The consistency Ianello refers to is top-five finishes in every tournament but two for the team. That’ll do it.
This includes tournament titles at the Windy City Collegiate Classic and the top spot at the Wildcat Invitational, not to mention second-place finishes at the SDSU March Mayhem tournament in which they beat UCLA, which was ranked No. 3 in the country at the time.
The Wildcats now enter the conference tournament as the No. 11 team in the nation — a spot that normally has a good chance at winning the conference and also at winning a national championship. Normally, that is, unless you play in the Pac-12.
The conference sports a murderer’s row of top teams in the nation with USC ranked No. 2, UCLA at No. 4 and ASU at No. 10 according to the latest top-25 poll by GolfStat.com.
“I believe all the hard work we put in this spring will pay off when we leave next week for conference,” Ianello said.
The odds would seem to ever be in her favor as they set out on a “Hunger Games”-like quest to be champions of the Pac-12.
The Wildcats have been led by the play of sophomore Krystal Quihuis, the local product from Salpointe Catholic High School, who is near or at the top of virtually every statistical category to include stroke average and rounds of par or better.
Quihuis won the Wildcat Invitational and more recently five of the top six golfers on the team statistically have carded at least one top-10 finish in their last three outings.
The tone set by Ianello is overwhelmingly positive as she thinks it is not a matter of if but, instead, when this team will break through. This is highlighted by the play of lone senior Lindsey Weaver, who Ianello says hasn’t played the way she has wanted, but believes the best is yet to come.

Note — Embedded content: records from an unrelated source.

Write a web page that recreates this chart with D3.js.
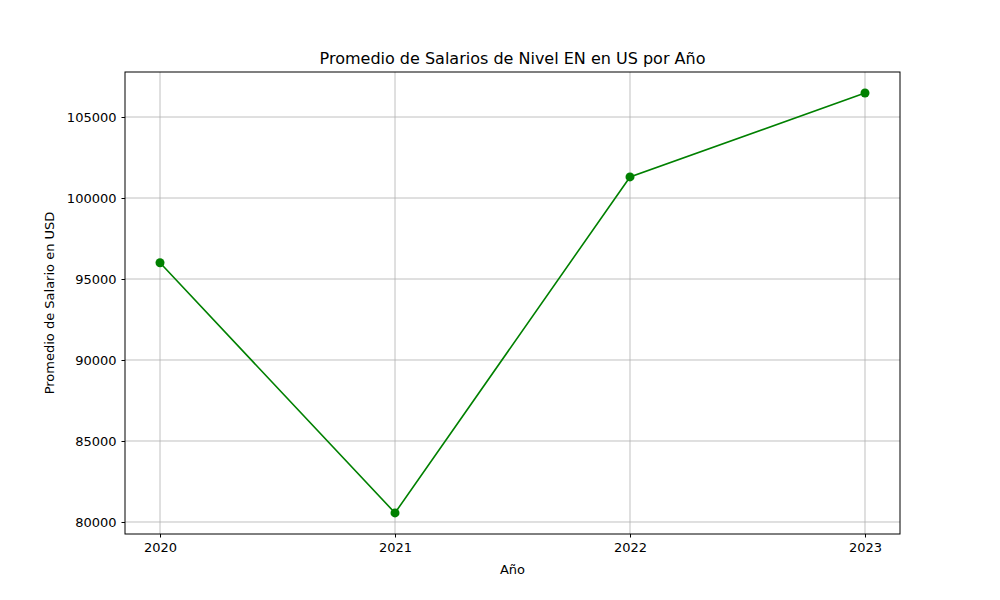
<!DOCTYPE html>
<html><head><meta charset="utf-8">
<script src="https://cdn.jsdelivr.net/npm/d3@7"></script>
<style>body{margin:0;background:#fff}text{font-family:"DejaVu Sans",sans-serif}</style>
</head><body><svg id="c" width="1000" height="600"></svg>
<script>
const years = [2020, 2021, 2022, 2023];
const salaries = [96000, 80560, 101300, 106480];
const yTicks = [80000, 85000, 90000, 95000, 100000, 105000];

const svg = d3.select("#c");
const L=125,R=900,T=72,B=534;
const x = d3.scaleLinear().domain([2019.851, 2023.149]).range([L,R]);
const y = d3.scaleLinear().domain([79259, 107778]).range([B,T]);

const g = svg.append("g");
g.selectAll(".gx").data(years).enter().append("line")
 .attr("x1",d=>x(d)).attr("x2",d=>x(d)).attr("y1",T).attr("y2",B).attr("stroke","#b0b0b0").attr("stroke-width",0.8);
g.selectAll(".gy").data(yTicks).enter().append("line")
 .attr("y1",d=>y(d)).attr("y2",d=>y(d)).attr("x1",L).attr("x2",R).attr("stroke","#b0b0b0").attr("stroke-width",0.8);

const xa = svg.append("g").attr("transform",`translate(0,${B})`)
 .call(d3.axisBottom(x).tickValues(years).tickFormat(d3.format("d")).tickSize(3.5).tickPadding(5));
const ya = svg.append("g").attr("transform",`translate(${L},0)`)
 .call(d3.axisLeft(y).tickValues(yTicks).tickFormat(d3.format("d")).tickSize(3.5).tickPadding(5));
[xa,ya].forEach(a=>{a.select(".domain").remove();a.selectAll("text").attr("font-size",13).attr("fill","#000").style("font-family","DejaVu Sans");a.selectAll("line").attr("stroke","#000");});

svg.append("rect").attr("x",L).attr("y",T).attr("width",R-L).attr("height",B-T).attr("fill","none").attr("stroke","#000").attr("stroke-width",1);

svg.append("path").datum(years.map((d,i)=>[d,salaries[i]]))
 .attr("d",d3.line().x(d=>x(d[0])).y(d=>y(d[1]))).attr("fill","none").attr("stroke","green").attr("stroke-width",1.6);
svg.selectAll(".pt").data(years).enter().append("circle")
 .attr("cx",d=>x(d)).attr("cy",(d,i)=>y(salaries[i])).attr("r",4.5).attr("fill","green");

svg.append("text").attr("x",(L+R)/2).attr("y",64).attr("text-anchor","middle").attr("font-size",16).text("Promedio de Salarios de Nivel EN en US por Año");
svg.append("text").attr("x",(L+R)/2).attr("y",574).attr("text-anchor","middle").attr("font-size",13).text("Año");
svg.append("text").attr("transform",`translate(54,${(T+B)/2}) rotate(-90)`).attr("text-anchor","middle").attr("font-size",13).text("Promedio de Salario en USD");
</script></body></html>
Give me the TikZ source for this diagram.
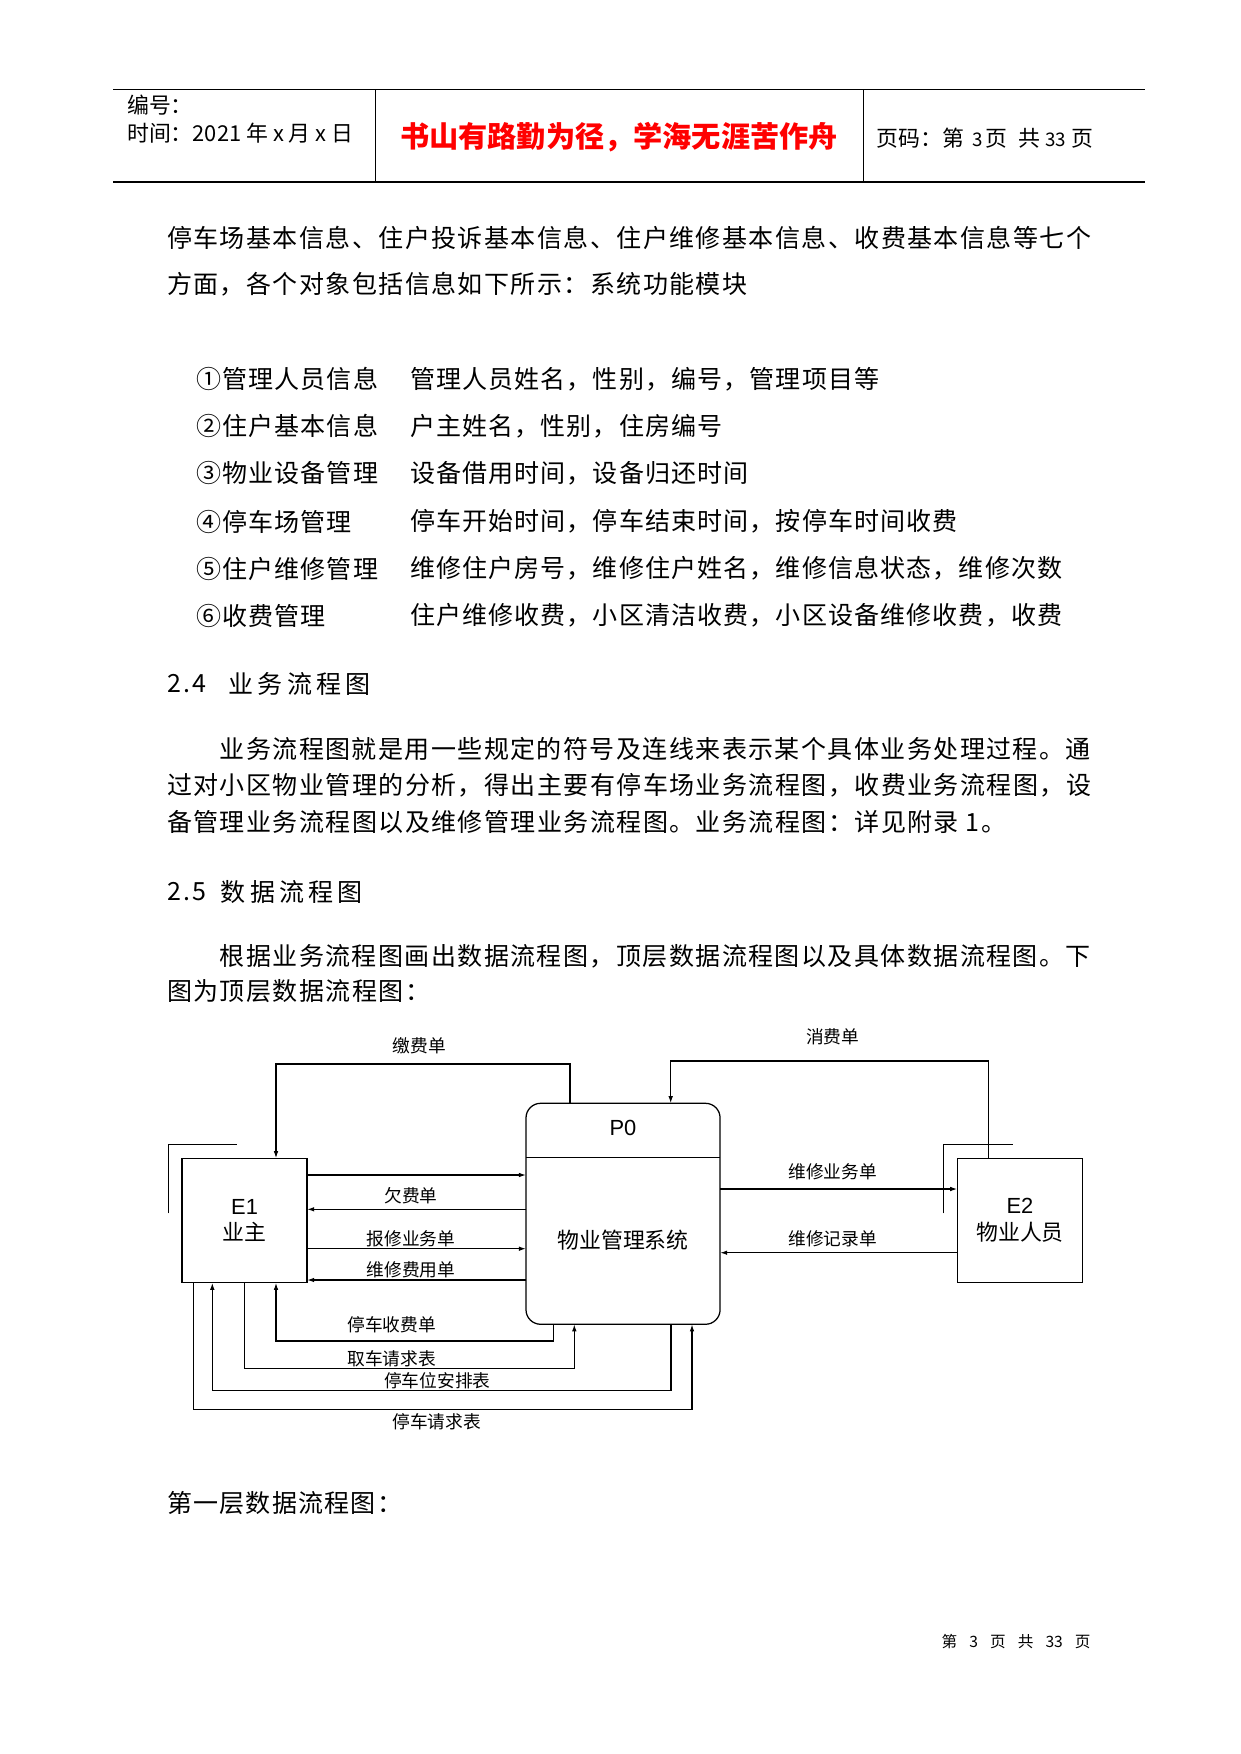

“She hasn’t been as consistent with her stroke average, but I know she is excited to have some top finishes coming up,” Ianello said. “She is graduating in May as a finance major and also getting ready to turn professional and start her professional debut, I know she is eager for that, so she is on the right track.”
The Wildcats begin play Monday, April 18 at Ruby Hill Golf Club in Pleasanton, California.